The Long-tailed Tit is the size of the Wren; a round-headed little bird with a tiny beak, and a very long tail. The head is white, and suggests that of a grey-headed old grandfather. The fore-part of the back is black with white patches on the shoulders, the tail black, the three outer feathers being for the most part white, and graduated in length, the two middle feathers being shorter. The under part is rose colour; the tiny beak black.
THE NEST OF THE LONG-TAILED TIT.
It is not only in our latitudes that the nest of the Long-tailed Tit is considered a masterpiece, but even far away south where nature works such marvels, where the little humming birds, scarcely bigger than the joint of a child’s finger, shine in the sunlight like diamonds and rubies, and build nests no bigger than half a small hen’s egg,--even there, this nest is looked upon one of the finest specimens of bird architecture. It is the most charming, most beautiful, and warmest bird abode. Most often it is round, the twigs supporting it like the fingers of the hand, and often it stands free like a little beehive. It is beautifully roofed in with a domed top, and has at the side an opening large enough for a big bumble bee. It is constructed of the finest moss, and the softest fluff from the meadows and poplars; it is soft, and yet so strongly put together that no human workman can imitate it.
In this soft, warm nest the tiny bird lays its nine, sometimes eleven, eggs. These are white with rose-coloured spots at the thicker end. The male and female birds sit alternately on the eggs for fourteen days; and then the hard work begins--twelve babes to nourish, and with the finest food!
The industry of the Swallow is truly great, but that of the Long-tailed Tit is still greater. The Swallow seizes its booty while on the wing, and has only to open its beak; but the Tit has to go from branch to branch, working sometimes head downwards, sometimes swinging, in order to secure the tiny morsels.

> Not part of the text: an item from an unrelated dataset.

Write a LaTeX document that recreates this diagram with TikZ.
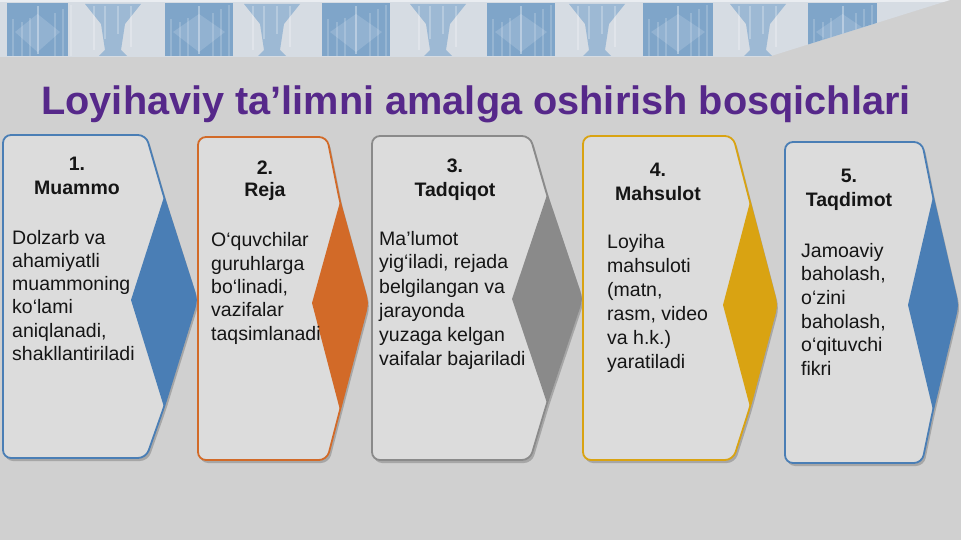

Truly he who does not delight in the sight of this tiny family united by love, who is not moved when the twelve baby birds are seen sitting close pressed together on a slender bough, and the little parents come and go, with their continuous cry, bringing food and giving it in turn to the young ones--he whom such a sight does not fill with pleasure, must have a stone in his breast instead of a heart.